The path of sympathy or fellow feeling seems simple. Camus tries to make it so. But he knows it is not always simple. For example, throughout the book Rambert, a newly wed, was trying to get back together with his wife who was stuck on the other side of the wall surrounding the town. He tries a few times and fails. Then near the end, it is arranged. He can escape. But Rambert changes his mind and stays back to help Rieux to help the victims. Did he do the right thing?
Rambert says no, “For nothing in the world is it worth turning back on what one loves yet that is what I’m doing—though why I don’t know.” To this Rieux responds, ‘a man can’t cure and know at the same. So let’s cure as quickly as we can. That’s the more urgent job.”
Dr. Rieux and Paneloux, the Catholic Priest have a discussion on similar lines:
Paneloux say to Rieux, “Perhaps we should love what we cannot understand.” It is the typical religious response but Rieux does not buy it. He replies, “No Father. I’ve a very different idea of love. And until my dying day, I shall refuse to love a scheme of things in which children are put to torture.” Paneloux then thinks Rieux wants grace. Rieux does not accept this either. He wants a simpler more clear answer. “We’re working side by side for something that unites us—beyond blasphemy and prayers. And it’s the only thing that matters.” Paneloux jumps on this and claims, “Yes, Yes, you too are working for man’s salvation.” Dr. Rieux won’t have that either. He says,
“Salvation’s much to big a word for me. I don’t aim so high. I’m concerned with man’s health and for me his health comes first.”
Later Rieux adds this: “I feel more fellowship with the defeated than with saints. Heroism and sanctity don’t really appeal to me, I imagine. What interests me is—being a man.”
Rieux did not want to be a saint. He believed,
“The evil that is in the world always comes of ignorance, and good intentions may do as much harm as malevolence, if they lack understanding. On the whole men are more good than bad; that, however, isn’t the real point. But they are more or less ignorant and it is this that we call vice or virtue; the most incorrigible vice being that of ignorance which fancies it knows everything and therefore claims for itself the right to kill. The soul of the murderer is blind; and there can be no true goodness nor true love without the utmost clear-sightedness.”
Camus always fears the logical murderer that he found in his book The Rebel. That is the person who comes up with a big plan and then kills to bring it about. That is what the totalitarians did in Russia and Germany. Rieux looked for no grand designs for they could lead to such colossal murders as in the camps of the totalitarians. He wanted more modest goals. He believed the hero was the man with humility.
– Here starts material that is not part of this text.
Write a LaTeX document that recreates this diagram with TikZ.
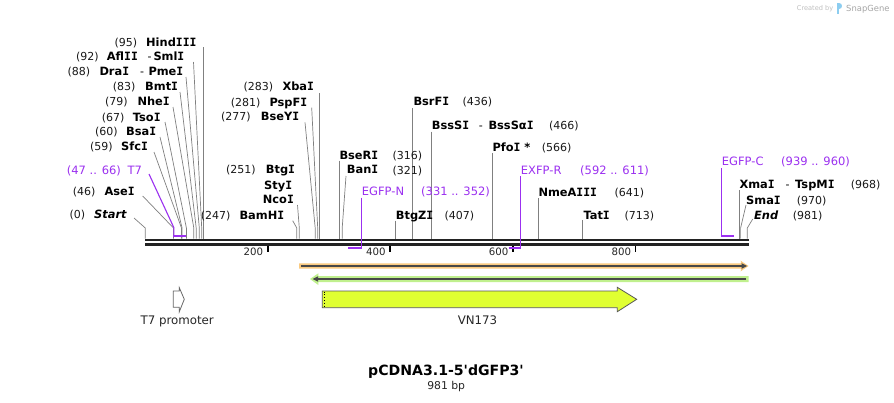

The man the narrator in the novel looked to as an example or ideal was called Grand. But he was not grand. He was modest. He was “a little hero.” And to Camus that was always the best kind. The Saint with grandiose goals often led to mass slaughter.
Grand was the true embodiment of the quiet courage that inspired the sanitary groups. He had said ‘Yes” without a moments hesitation and with the large-heartedness that was a second nature with him. All he asked was to be allotted light duties…When Rieux thanked him with some warmth for his contribution Grand seemed surprised. ‘Why, that’s not difficult. Plague is here, and we’ve got make a stand, that’s obvious. Ah, I only wish everything were as simple!’
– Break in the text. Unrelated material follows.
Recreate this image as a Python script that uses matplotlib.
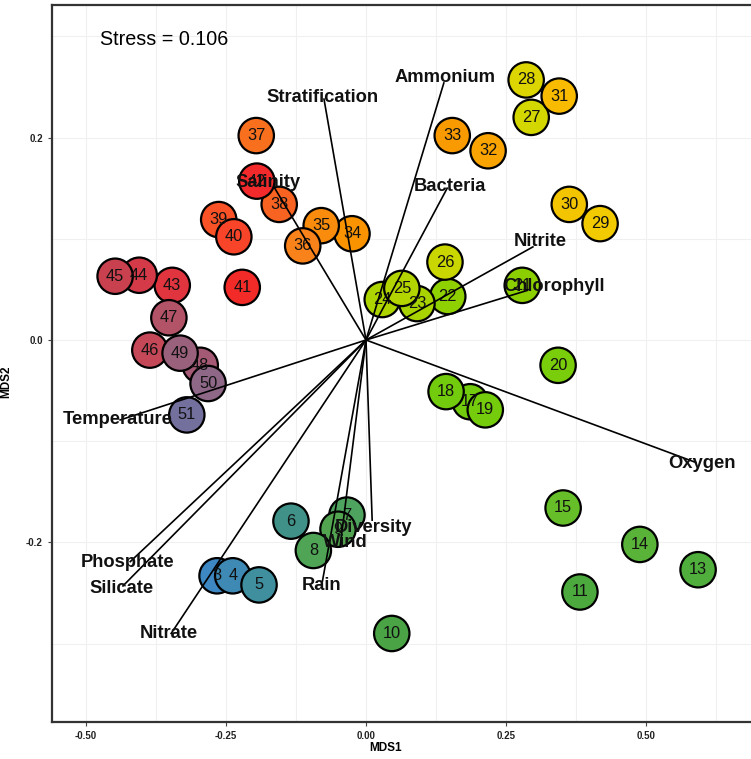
import numpy as np
import matplotlib.pyplot as plt

plt.rcParams['font.family'] = ['Liberation Sans', 'DejaVu Sans']

# site scores from the NMDS
site_ids = [3, 4, 5, 6, 7, 9, 8, 10, 11, 13, 14, 15, 17, 18, 19, 20, 21, 22, 23, 24, 25, 26,
            27, 28, 29, 30, 31, 32, 33, 34, 35, 36, 37, 38, 39, 40, 41, 42, 43, 44, 45,
            46, 47, 48, 49, 50, 51]
mds1 = [-0.266, -0.238, -0.191, -0.134, -0.034, -0.050, -0.094, 0.046, 0.382, 0.593, 0.489,
        0.352, 0.186, 0.143, 0.213, 0.343, 0.279, 0.146, 0.091, 0.029, 0.064, 0.141,
        0.295, 0.286, 0.418, 0.363, 0.345, 0.218, 0.154, -0.025, -0.080, -0.113, -0.196,
        -0.155, -0.263, -0.236, -0.221, -0.195, -0.346, -0.405, -0.448,
        -0.386, -0.352, -0.296, -0.332, -0.282, -0.320]
mds2 = [-0.233, -0.233, -0.242, -0.179, -0.173, -0.187, -0.208, -0.290, -0.249, -0.227, -0.202,
        -0.166, -0.061, -0.051, -0.069, -0.025, 0.054, 0.043, 0.036, 0.040, 0.051, 0.077,
        0.220, 0.257, 0.115, 0.134, 0.241, 0.187, 0.202, 0.105, 0.113, 0.093, 0.202,
        0.134, 0.119, 0.102, 0.052, 0.157, 0.054, 0.064, 0.063,
        -0.010, 0.022, -0.025, -0.013, -0.043, -0.074]
site_colors = ['#3d87c2', '#3f8ab4', '#3f8f9f', '#409188', '#4ea35e', '#52a450', '#4fa555',
               '#4aa345', '#4ca93d', '#50ae3c', '#58b338', '#66bf28', '#72cb0c', '#72cb0c',
               '#74cc0c', '#7acd0a', '#8ccf00', '#8fd000', '#a9d300', '#aed400', '#b4d400',
               '#c9d600', '#d4d600', '#dcd500', '#f2ca00', '#f3c400', '#f8bb00', '#f9a400',
               '#f99b00', '#f99400', '#f98c0c', '#f9821a', '#f8701e', '#f86322', '#f85226',
               '#f84428', '#f22a28', '#f22a2c', '#e0343e', '#d43a48', '#c9414f', '#c44858',
               '#b35368', '#a45a74', '#9a617c', '#8f6888', '#74709e']

# environmental fitting vectors
env_names = ['Ammonium', 'Stratification', 'Bacteria', 'Salinity', 'Nitrite', 'Chlorophyll',
             'Oxygen', 'Temperature', 'Phosphate', 'Silicate', 'Nitrate', 'Rain', 'Wind',
             'Diversity']
env_x = [0.139, -0.075, 0.145, -0.163, 0.298, 0.288, 0.589, -0.439, -0.421, -0.434, -0.348,
         -0.079, -0.046, 0.011]
env_y = [0.254, 0.238, 0.150, 0.150, 0.092, 0.049, -0.121, -0.079, -0.219, -0.243, -0.290,
         -0.242, -0.203, -0.178]
label_dx = [0.003, -0.002, 0.005, -0.012, 0.014, 0.048, 0.011, -0.004, -0.005, -0.002, -0.005,
            0.0, 0.010, 0.002]
label_dy = [0.005, 0.002, 0.002, 0.006, 0.005, 0.004, -0.001, 0.0, -0.001, -0.003, 0.0,
            -0.001, 0.003, -0.007]

stress = 0.106

fig = plt.figure(figsize=(7.51, 7.59), dpi=100)
W, H = 751, 759
ax = fig.add_axes([52 / W, (H - 722) / H, (770 - 52) / W, (722 - 5) / H])
ax.set_xlim((52 - 366) / 560, (770 - 366) / 560)
ax.set_ylim(-(722 - 340) / 1012, (340 - 5) / 1012)

# faint ggplot-like grid
for gx in np.arange(-0.5, 0.76, 0.125):
    ax.axvline(gx, color='#f0f0f0', lw=0.8, zorder=0)
for gy in np.arange(-0.3, 0.31, 0.1):
    ax.axhline(gy, color='#f0f0f0', lw=0.8, zorder=0)

ax.scatter(mds1, mds2, s=650, c=site_colors, edgecolors='black', linewidths=1.6, zorder=2)
for sid, x, y in zip(site_ids, mds1, mds2):
    ax.text(x, y, str(sid), ha='center', va='center', fontsize=11.8, color='#111111',
            zorder=3)

for name, x, y, dx, dy in zip(env_names, env_x, env_y, label_dx, label_dy):
    ax.plot([0, x], [0, y], color='black', lw=1.2, zorder=4)
    ax.text(x + dx, y + dy, name, ha='center', va='center', fontsize=13.2,
            fontweight='bold', color='#111111', zorder=5)

ax.text(-0.475, 0.297, f'Stress = {stress}', fontsize=14.2, ha='left', va='center')

ax.set_xticks([-0.5, -0.25, 0.0, 0.25, 0.5])
ax.set_xticklabels(['-0.50', '-0.25', '0.00', '0.25', '0.50'])
ax.set_yticks([-0.2, 0.0, 0.2])
ax.set_yticklabels(['-0.2', '0.0', '0.2'])
ax.tick_params(labelsize=7, colors='#444444', length=3, width=0.8)
for lab in ax.get_xticklabels() + ax.get_yticklabels():
    lab.set_fontweight('bold')
    lab.set_color('#222222')

for side in ['left', 'bottom', 'top']:
    ax.spines[side].set_color('#333333')
    ax.spines[side].set_linewidth(1.6)
ax.spines['right'].set_visible(False)

ax.set_xlabel('MDS1', fontsize=8.5, fontweight='bold', labelpad=4)
ax.xaxis.set_label_coords((386 - 52) / (770 - 52), -0.028)
ax.set_ylabel('MDS2', fontsize=8.5, fontweight='bold')
ax.yaxis.set_label_coords(-0.055, 0.474)

fig.savefig('out.png', dpi=100)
In Camus’ world as in Rieux’s world, the humble man of virtue is the hero not the one who creates the grand designs to save the world. As the narrator said of Grand, “a hero…this insignificant and obscure hero who had to his credit only a little goodness of heart and a seemingly absurd ideal. This will render to the truth it’s due.” We don’t need heroes or saints when we have people like Grand.